Hier hat der Kläger mit Schriftsatz vom 11. Dezember 2015 beantragt, alle drei Sachverständigen zur mündlichen Verhandlung zu laden, weil diese "in den entscheidungserheblichen Bereichen Körperpflege und Mobilität zu unterschiedlichen und widersprüchlichen Ergebnissen" gelangt seien; dazu hat der Kläger (lediglich) die von den drei Sachverständigen für die Bereiche Körperpflege und Mobilität ermittelten Zeitwerte tabellarisch gegenübergestellt. Eine derart pauschale Begründung gab dem Sozialgericht keinen Anlass, die Sachverständigen zur mündlichen Verhandlung zu laden. Konkrete Fragen oder Vorhalte zu einzelnen Bereichen der Gutachten oder zu den von den Sachverständigen aus ihren Feststellungen gezogenen Schlüssen für den Hilfebedarf kündigte der Kläger nicht an. Die Behauptung, die Gutachten seien widersprüchlich, hat er nicht näher erläutert. Es fehlt jeder Hinweis, in welche konkrete Richtung der Kläger im Rahmen der mündlichen Verhandlung sein Fragerecht ausüben wollte. Da der Kläger mit der Berufung seinen diesbezüglichen Vortrag nicht substantiiert, sondern lediglich auf den entsprechenden Antrag aus dem erstinstanzlichen Verfahren verwiesen hat, bestand für den Senat auch kein Anlass, im Berufungsverfahren eine entsprechende Anhörung der Sachverständigen vorzunehmen.

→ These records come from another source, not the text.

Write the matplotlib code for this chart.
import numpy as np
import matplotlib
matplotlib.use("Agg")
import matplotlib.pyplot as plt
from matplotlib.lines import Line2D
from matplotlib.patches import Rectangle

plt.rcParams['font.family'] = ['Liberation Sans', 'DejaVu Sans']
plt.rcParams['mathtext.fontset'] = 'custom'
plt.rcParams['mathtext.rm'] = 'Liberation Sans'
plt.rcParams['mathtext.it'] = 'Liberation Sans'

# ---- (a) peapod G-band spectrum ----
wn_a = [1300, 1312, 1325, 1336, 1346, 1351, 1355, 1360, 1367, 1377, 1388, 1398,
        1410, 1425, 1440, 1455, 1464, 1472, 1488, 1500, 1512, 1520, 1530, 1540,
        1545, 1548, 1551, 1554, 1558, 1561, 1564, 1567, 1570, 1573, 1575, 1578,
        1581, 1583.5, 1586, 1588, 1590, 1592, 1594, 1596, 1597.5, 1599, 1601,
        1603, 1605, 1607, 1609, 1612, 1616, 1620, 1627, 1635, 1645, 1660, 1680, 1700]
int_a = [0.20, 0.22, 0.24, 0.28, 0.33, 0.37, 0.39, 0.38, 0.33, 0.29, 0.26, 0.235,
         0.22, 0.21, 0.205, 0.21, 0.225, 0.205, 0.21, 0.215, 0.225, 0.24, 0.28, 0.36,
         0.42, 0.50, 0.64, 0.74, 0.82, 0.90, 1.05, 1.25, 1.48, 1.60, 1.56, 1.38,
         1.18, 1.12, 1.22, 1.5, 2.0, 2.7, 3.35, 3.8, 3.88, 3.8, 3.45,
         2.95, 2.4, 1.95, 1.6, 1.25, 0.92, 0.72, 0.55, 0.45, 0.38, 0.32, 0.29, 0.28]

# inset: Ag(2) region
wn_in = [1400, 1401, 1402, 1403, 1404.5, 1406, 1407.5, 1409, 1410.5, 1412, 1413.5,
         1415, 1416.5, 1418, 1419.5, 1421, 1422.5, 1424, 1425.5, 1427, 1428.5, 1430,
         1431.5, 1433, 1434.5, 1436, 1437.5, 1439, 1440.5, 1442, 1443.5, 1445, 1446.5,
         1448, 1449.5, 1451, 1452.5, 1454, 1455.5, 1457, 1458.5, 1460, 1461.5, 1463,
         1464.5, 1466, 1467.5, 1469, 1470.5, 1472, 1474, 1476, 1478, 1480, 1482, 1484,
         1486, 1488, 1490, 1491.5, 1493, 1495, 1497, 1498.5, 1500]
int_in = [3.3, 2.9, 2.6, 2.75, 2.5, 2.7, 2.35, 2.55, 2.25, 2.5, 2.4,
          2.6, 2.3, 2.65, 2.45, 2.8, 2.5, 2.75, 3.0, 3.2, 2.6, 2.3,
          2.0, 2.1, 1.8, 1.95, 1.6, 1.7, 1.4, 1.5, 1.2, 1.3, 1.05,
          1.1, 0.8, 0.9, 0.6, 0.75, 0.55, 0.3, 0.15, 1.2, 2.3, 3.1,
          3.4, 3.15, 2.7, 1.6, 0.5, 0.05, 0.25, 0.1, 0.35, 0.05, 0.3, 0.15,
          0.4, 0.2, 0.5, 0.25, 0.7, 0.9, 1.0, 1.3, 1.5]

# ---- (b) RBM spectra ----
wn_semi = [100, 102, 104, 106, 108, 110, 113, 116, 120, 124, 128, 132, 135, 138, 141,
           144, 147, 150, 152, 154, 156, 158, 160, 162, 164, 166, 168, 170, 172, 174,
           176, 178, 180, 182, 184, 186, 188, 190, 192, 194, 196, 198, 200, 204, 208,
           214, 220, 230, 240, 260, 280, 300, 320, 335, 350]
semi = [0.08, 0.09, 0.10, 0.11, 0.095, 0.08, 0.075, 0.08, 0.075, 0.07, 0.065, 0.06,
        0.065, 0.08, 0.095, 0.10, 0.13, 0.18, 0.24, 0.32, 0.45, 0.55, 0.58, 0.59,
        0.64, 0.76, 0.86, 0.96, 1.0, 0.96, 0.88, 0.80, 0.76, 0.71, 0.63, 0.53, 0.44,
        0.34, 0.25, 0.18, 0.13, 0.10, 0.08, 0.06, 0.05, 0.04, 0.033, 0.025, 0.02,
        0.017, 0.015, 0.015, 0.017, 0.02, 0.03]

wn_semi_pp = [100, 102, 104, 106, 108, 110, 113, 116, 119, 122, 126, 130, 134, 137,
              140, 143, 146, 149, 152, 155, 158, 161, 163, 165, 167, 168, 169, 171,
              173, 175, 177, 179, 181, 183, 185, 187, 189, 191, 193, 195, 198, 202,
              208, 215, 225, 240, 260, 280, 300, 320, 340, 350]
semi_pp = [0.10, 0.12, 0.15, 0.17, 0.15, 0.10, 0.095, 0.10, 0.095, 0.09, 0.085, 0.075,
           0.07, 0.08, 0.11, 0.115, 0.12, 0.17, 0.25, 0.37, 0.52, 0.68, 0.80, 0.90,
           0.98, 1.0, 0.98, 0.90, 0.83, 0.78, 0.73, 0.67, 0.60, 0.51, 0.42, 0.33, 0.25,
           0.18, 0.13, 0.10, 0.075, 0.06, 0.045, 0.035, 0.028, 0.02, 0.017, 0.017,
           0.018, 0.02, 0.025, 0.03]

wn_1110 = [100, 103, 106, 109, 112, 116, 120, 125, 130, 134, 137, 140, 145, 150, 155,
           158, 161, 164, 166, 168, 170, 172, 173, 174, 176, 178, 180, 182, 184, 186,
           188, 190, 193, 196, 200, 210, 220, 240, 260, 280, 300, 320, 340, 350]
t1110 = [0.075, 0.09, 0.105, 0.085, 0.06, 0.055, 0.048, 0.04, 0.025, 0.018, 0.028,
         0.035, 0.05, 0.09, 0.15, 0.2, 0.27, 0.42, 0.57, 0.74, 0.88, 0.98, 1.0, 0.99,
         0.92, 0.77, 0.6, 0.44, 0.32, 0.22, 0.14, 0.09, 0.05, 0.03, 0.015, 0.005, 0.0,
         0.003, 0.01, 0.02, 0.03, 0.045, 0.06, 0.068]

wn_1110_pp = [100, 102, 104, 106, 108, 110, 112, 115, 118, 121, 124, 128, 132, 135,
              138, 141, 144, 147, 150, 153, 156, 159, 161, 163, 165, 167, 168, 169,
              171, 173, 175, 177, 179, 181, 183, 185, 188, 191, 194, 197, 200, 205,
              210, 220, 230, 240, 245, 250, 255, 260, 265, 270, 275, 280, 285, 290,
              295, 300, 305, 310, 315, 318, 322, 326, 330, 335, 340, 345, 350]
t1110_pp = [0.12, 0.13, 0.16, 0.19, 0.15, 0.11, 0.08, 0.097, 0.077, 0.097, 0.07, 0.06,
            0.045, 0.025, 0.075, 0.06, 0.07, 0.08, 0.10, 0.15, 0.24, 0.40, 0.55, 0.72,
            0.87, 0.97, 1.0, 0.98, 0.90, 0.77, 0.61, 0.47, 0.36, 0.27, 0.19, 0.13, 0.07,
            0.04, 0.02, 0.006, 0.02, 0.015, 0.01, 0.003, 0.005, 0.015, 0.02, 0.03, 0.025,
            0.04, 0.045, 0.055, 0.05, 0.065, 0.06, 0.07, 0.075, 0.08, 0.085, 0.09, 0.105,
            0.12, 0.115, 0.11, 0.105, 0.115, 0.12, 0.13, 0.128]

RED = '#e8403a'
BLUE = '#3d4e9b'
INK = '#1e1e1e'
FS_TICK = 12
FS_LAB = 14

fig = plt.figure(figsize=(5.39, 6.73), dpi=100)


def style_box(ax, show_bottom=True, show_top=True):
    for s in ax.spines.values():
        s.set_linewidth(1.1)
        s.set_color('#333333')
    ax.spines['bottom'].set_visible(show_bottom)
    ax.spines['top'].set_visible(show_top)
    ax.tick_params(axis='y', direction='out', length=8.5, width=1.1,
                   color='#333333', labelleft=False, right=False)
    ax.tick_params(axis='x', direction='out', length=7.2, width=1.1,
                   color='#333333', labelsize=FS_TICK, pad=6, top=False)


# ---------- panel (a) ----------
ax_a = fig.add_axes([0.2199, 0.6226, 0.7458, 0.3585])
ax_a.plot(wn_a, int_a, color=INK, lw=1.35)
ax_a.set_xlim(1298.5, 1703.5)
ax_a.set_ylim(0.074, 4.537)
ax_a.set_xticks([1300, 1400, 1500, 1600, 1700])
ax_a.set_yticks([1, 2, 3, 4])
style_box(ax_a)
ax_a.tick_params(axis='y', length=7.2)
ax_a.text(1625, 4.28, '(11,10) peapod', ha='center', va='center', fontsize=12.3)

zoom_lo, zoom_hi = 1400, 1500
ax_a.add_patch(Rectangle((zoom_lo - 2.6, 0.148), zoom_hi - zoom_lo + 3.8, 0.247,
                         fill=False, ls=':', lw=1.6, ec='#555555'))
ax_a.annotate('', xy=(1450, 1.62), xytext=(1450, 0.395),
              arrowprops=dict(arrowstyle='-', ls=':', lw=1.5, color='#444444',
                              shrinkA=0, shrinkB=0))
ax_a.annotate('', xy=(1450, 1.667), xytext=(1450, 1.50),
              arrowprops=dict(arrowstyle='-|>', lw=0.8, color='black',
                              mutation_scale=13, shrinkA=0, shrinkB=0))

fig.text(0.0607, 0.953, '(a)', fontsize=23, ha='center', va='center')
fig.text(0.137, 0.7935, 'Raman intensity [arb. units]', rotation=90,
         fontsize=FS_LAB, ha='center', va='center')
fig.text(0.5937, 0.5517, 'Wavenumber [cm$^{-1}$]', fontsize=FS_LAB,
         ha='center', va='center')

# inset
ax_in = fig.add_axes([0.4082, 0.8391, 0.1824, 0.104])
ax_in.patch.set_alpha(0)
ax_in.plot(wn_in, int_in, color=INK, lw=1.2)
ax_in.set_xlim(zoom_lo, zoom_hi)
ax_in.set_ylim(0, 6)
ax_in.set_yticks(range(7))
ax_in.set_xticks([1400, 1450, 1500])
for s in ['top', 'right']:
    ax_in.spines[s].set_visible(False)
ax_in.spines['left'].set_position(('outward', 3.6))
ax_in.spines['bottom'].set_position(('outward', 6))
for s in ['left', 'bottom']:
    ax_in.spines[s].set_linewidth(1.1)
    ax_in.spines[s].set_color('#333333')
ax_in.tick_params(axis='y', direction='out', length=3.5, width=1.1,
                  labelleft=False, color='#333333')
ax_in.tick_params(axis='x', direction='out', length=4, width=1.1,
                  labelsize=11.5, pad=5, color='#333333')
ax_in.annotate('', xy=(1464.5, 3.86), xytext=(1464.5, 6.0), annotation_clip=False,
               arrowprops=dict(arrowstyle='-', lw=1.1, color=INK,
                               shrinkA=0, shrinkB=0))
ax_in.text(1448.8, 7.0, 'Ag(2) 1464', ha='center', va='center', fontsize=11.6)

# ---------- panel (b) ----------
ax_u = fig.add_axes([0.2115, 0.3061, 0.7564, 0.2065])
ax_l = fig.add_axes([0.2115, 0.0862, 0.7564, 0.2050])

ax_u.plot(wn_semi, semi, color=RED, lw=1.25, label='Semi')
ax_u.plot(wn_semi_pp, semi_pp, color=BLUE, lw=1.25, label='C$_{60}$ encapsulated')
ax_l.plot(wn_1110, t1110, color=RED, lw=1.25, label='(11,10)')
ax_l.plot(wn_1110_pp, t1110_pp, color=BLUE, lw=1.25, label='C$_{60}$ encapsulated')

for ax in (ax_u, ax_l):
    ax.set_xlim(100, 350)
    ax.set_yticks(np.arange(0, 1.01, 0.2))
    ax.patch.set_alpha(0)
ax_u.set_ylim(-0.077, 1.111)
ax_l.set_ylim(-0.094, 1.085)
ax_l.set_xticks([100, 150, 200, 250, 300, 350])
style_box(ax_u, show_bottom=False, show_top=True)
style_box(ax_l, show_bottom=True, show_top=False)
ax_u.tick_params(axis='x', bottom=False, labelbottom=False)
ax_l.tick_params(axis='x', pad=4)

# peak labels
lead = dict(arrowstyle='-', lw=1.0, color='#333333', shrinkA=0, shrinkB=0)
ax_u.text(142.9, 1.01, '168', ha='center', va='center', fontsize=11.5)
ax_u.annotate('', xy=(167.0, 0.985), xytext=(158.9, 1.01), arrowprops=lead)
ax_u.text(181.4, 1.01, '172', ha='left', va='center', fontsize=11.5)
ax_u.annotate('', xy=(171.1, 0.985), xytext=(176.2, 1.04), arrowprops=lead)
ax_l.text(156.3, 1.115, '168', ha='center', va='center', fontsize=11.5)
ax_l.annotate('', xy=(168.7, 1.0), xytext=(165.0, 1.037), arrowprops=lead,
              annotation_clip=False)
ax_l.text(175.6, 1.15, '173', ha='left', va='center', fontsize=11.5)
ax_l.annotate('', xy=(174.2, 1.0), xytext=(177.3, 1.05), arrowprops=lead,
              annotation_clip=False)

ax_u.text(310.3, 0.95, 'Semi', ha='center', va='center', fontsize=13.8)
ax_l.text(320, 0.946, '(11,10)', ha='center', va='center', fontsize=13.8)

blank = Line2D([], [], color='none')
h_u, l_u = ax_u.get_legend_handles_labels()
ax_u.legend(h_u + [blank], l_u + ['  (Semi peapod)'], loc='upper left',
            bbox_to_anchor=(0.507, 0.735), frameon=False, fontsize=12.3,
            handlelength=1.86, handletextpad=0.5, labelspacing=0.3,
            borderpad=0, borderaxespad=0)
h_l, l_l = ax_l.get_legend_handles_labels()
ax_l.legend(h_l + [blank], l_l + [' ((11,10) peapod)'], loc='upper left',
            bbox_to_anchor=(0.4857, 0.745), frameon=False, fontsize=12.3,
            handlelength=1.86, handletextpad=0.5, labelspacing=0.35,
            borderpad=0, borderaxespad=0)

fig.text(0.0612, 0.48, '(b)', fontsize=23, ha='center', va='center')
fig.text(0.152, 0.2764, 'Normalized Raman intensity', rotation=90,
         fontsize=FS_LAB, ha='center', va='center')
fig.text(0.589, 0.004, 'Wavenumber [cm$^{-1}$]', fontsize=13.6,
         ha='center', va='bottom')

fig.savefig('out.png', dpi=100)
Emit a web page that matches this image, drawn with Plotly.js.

Die Kostenentscheidung beruht auf § 193 SGG. Es entspricht der Billigkeit, dass die Beteiligten einander keine Kosten zu erstatten haben, obwohl die Klage infolge des Teilanerkenntnisses der Beklagten teilweise Erfolg hat. Denn die Beklagte hat, nachdem der Kläger außerhalb des gerichtlichen Verfahrens einen Neuantrag gestellt hatte, auf das Gutachten des MDK vom 30. Januar 2017 umgehend reagiert und den Kläger entsprechend dem Ergebnis des Gutachtens klaglos gestellt. In einem solchen Fall, in dem die Beklagte auf eine – noch dazu außerhalb des gerichtlichen Verfahrens festgestellte – Änderung der tatsächlichen Verhältnisse unverzüglich und adäquat reagiert, wäre es nicht sachgerecht, die Beklagte mit Kosten zu belasten (vgl. Leitherer in Meyer-Ladewig/Keller/ Leitherer/ Schmidt, SGG, 12. Aufl. 2017, § 193 Rn. 13 m.w.N.).
Gründe für die Zulassung der Revision nach § 160 Abs. 2 SGG liegen nicht vor.